BRIEF> Every line below is to be copied exactly, with the pictures left out.

AVAILABLE DATA>
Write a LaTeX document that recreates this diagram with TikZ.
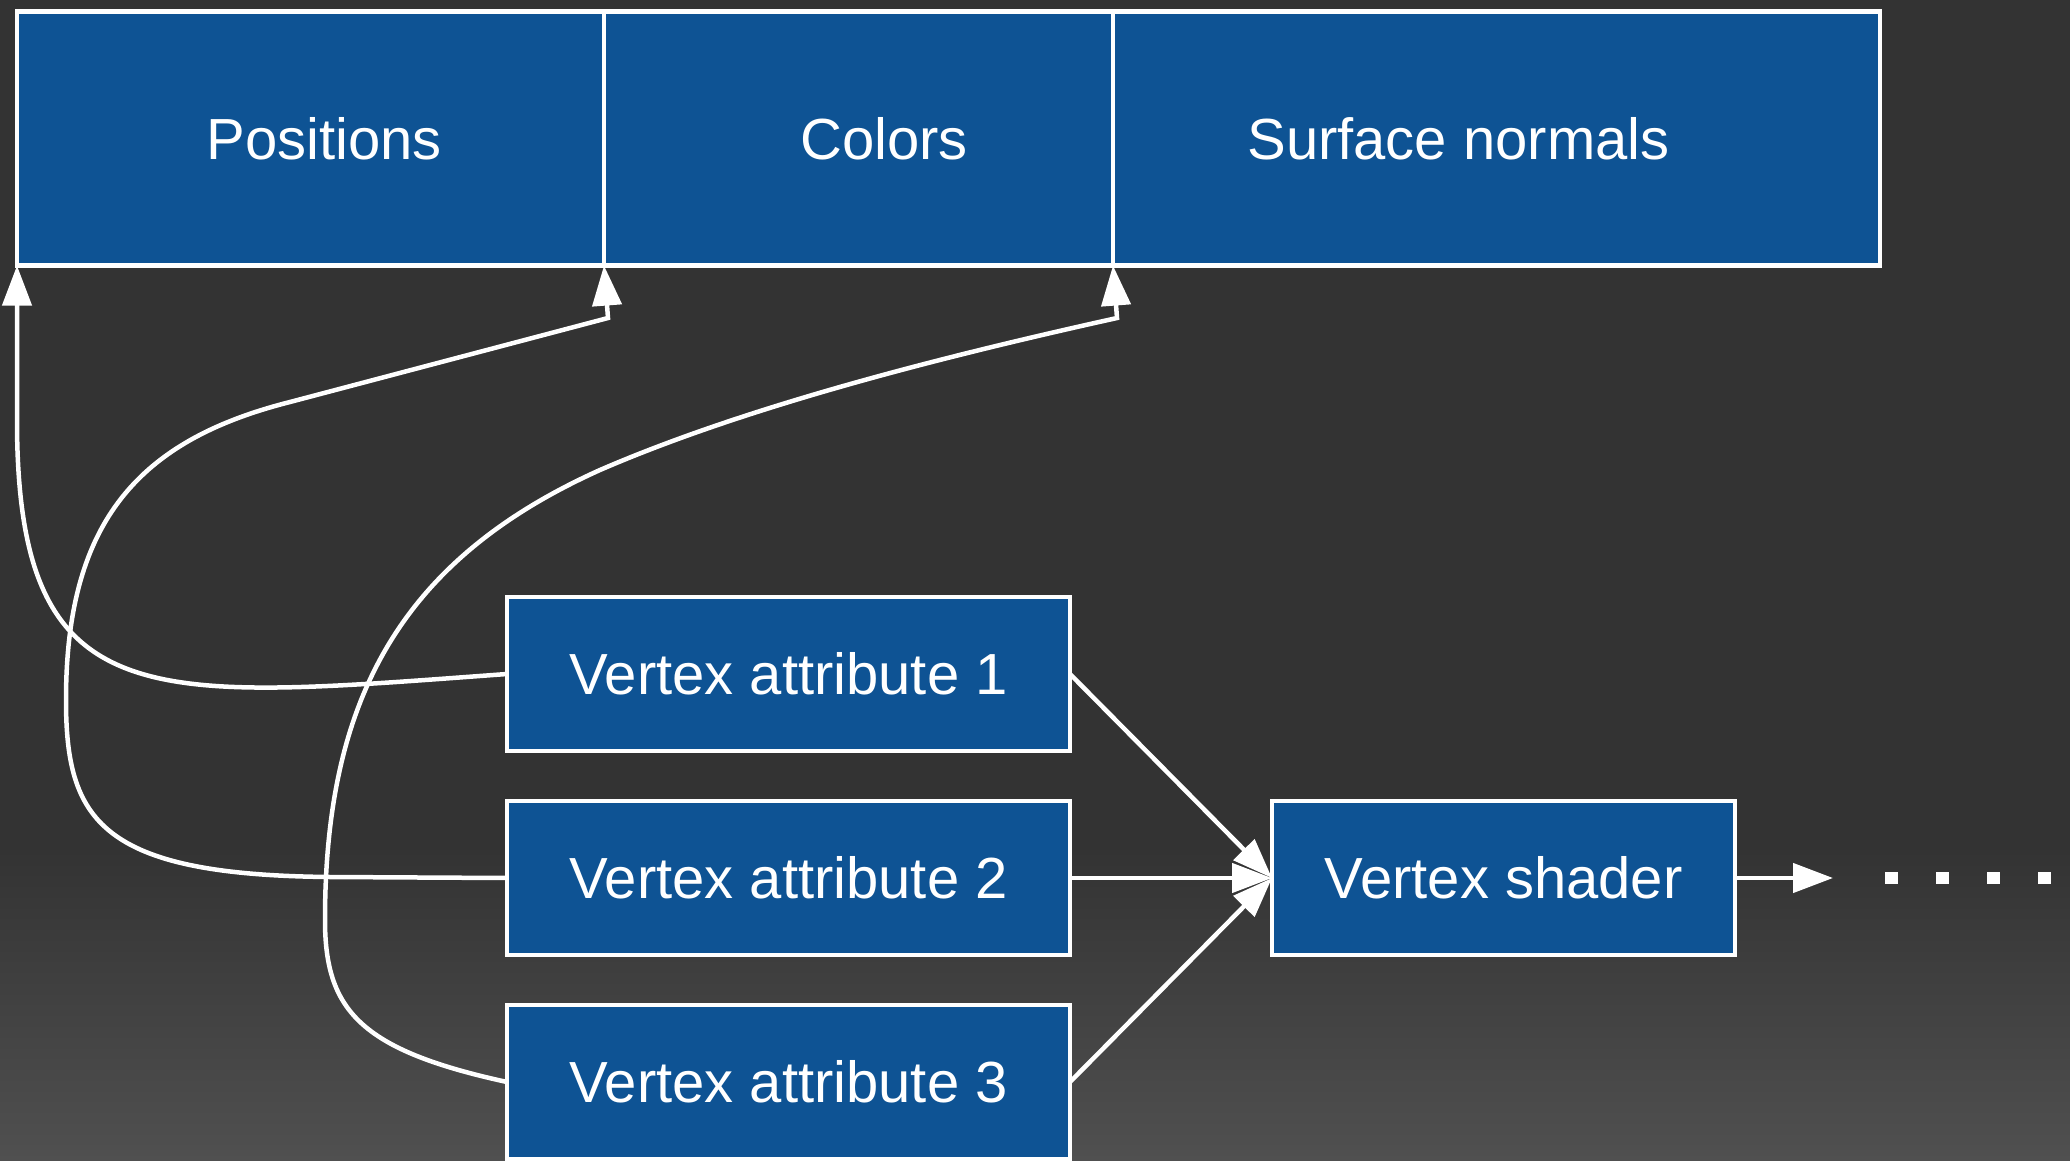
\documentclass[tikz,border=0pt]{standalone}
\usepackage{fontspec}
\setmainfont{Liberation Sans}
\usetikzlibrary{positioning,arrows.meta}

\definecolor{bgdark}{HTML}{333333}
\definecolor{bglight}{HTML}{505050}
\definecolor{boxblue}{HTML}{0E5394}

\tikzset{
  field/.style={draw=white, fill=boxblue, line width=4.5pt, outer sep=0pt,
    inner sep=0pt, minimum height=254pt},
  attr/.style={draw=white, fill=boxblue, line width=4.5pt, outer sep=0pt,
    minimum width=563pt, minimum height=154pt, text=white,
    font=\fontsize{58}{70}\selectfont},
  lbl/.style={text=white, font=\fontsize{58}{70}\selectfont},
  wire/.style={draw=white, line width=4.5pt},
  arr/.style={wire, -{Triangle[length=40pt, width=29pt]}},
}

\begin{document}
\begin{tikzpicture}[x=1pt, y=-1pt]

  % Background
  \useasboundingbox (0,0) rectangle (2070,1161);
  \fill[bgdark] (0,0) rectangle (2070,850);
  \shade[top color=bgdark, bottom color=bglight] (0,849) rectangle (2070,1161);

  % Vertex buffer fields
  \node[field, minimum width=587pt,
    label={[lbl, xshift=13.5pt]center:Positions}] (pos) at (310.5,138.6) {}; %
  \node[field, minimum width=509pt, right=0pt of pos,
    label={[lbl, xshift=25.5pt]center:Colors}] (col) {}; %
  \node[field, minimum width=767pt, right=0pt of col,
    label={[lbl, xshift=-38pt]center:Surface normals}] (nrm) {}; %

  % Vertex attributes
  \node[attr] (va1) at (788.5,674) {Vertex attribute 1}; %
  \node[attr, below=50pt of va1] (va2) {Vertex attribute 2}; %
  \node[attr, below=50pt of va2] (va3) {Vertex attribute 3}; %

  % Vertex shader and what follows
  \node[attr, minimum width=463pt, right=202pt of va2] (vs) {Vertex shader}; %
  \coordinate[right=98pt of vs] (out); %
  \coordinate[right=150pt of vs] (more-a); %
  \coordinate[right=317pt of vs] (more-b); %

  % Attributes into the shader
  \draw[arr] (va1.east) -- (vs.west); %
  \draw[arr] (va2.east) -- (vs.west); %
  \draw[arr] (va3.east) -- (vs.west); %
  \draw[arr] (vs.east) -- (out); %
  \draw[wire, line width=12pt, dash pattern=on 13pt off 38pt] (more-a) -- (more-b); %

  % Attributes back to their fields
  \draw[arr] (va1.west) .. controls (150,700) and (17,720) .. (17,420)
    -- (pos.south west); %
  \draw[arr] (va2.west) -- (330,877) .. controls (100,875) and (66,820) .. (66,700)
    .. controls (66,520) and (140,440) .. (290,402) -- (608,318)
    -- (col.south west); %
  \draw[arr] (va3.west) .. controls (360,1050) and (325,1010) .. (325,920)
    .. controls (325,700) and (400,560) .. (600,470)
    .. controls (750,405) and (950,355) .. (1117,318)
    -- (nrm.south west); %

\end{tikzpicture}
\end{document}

ANSWER FOR THE TASK>
Write a LaTeX document that recreates this diagram with TikZ.
\documentclass[tikz,border=0pt]{standalone}
\usepackage{fontspec}
\setmainfont{Liberation Sans}
\usetikzlibrary{positioning,arrows.meta}

\definecolor{bgdark}{HTML}{333333}
\definecolor{bglight}{HTML}{505050}
\definecolor{boxblue}{HTML}{0E5394}

\tikzset{
  field/.style={draw=white, fill=boxblue, line width=4.5pt, outer sep=0pt,
    inner sep=0pt, minimum height=254pt},
  attr/.style={draw=white, fill=boxblue, line width=4.5pt, outer sep=0pt,
    minimum width=563pt, minimum height=154pt, text=white,
    font=\fontsize{58}{70}\selectfont},
  lbl/.style={text=white, font=\fontsize{58}{70}\selectfont},
  wire/.style={draw=white, line width=4.5pt},
  arr/.style={wire, -{Triangle[length=40pt, width=29pt]}},
}

\begin{document}
\begin{tikzpicture}[x=1pt, y=-1pt]

  % Background
  \useasboundingbox (0,0) rectangle (2070,1161);
  \fill[bgdark] (0,0) rectangle (2070,850);
  \shade[top color=bgdark, bottom color=bglight] (0,849) rectangle (2070,1161);

  % Vertex buffer fields
  \node[field, minimum width=587pt,
    label={[lbl, xshift=13.5pt]center:Positions}] (pos) at (310.5,138.6) {}; %
  \node[field, minimum width=509pt, right=0pt of pos,
    label={[lbl, xshift=25.5pt]center:Colors}] (col) {}; %
  \node[field, minimum width=767pt, right=0pt of col,
    label={[lbl, xshift=-38pt]center:Surface normals}] (nrm) {}; %

  % Vertex attributes
  \node[attr] (va1) at (788.5,674) {Vertex attribute 1}; %
  \node[attr, below=50pt of va1] (va2) {Vertex attribute 2}; %
  \node[attr, below=50pt of va2] (va3) {Vertex attribute 3}; %

  % Vertex shader and what follows
  \node[attr, minimum width=463pt, right=202pt of va2] (vs) {Vertex shader}; %
  \coordinate[right=98pt of vs] (out); %
  \coordinate[right=150pt of vs] (more-a); %
  \coordinate[right=317pt of vs] (more-b); %

  % Attributes into the shader
  \draw[arr] (va1.east) -- (vs.west); %
  \draw[arr] (va2.east) -- (vs.west); %
  \draw[arr] (va3.east) -- (vs.west); %
  \draw[arr] (vs.east) -- (out); %
  \draw[wire, line width=12pt, dash pattern=on 13pt off 38pt] (more-a) -- (more-b); %

  % Attributes back to their fields
  \draw[arr] (va1.west) .. controls (150,700) and (17,720) .. (17,420)
    -- (pos.south west); %
  \draw[arr] (va2.west) -- (330,877) .. controls (100,875) and (66,820) .. (66,700)
    .. controls (66,520) and (140,440) .. (290,402) -- (608,318)
    -- (col.south west); %
  \draw[arr] (va3.west) .. controls (360,1050) and (325,1010) .. (325,920)
    .. controls (325,700) and (400,560) .. (600,470)
    .. controls (750,405) and (950,355) .. (1117,318)
    -- (nrm.south west); %

\end{tikzpicture}
\end{document}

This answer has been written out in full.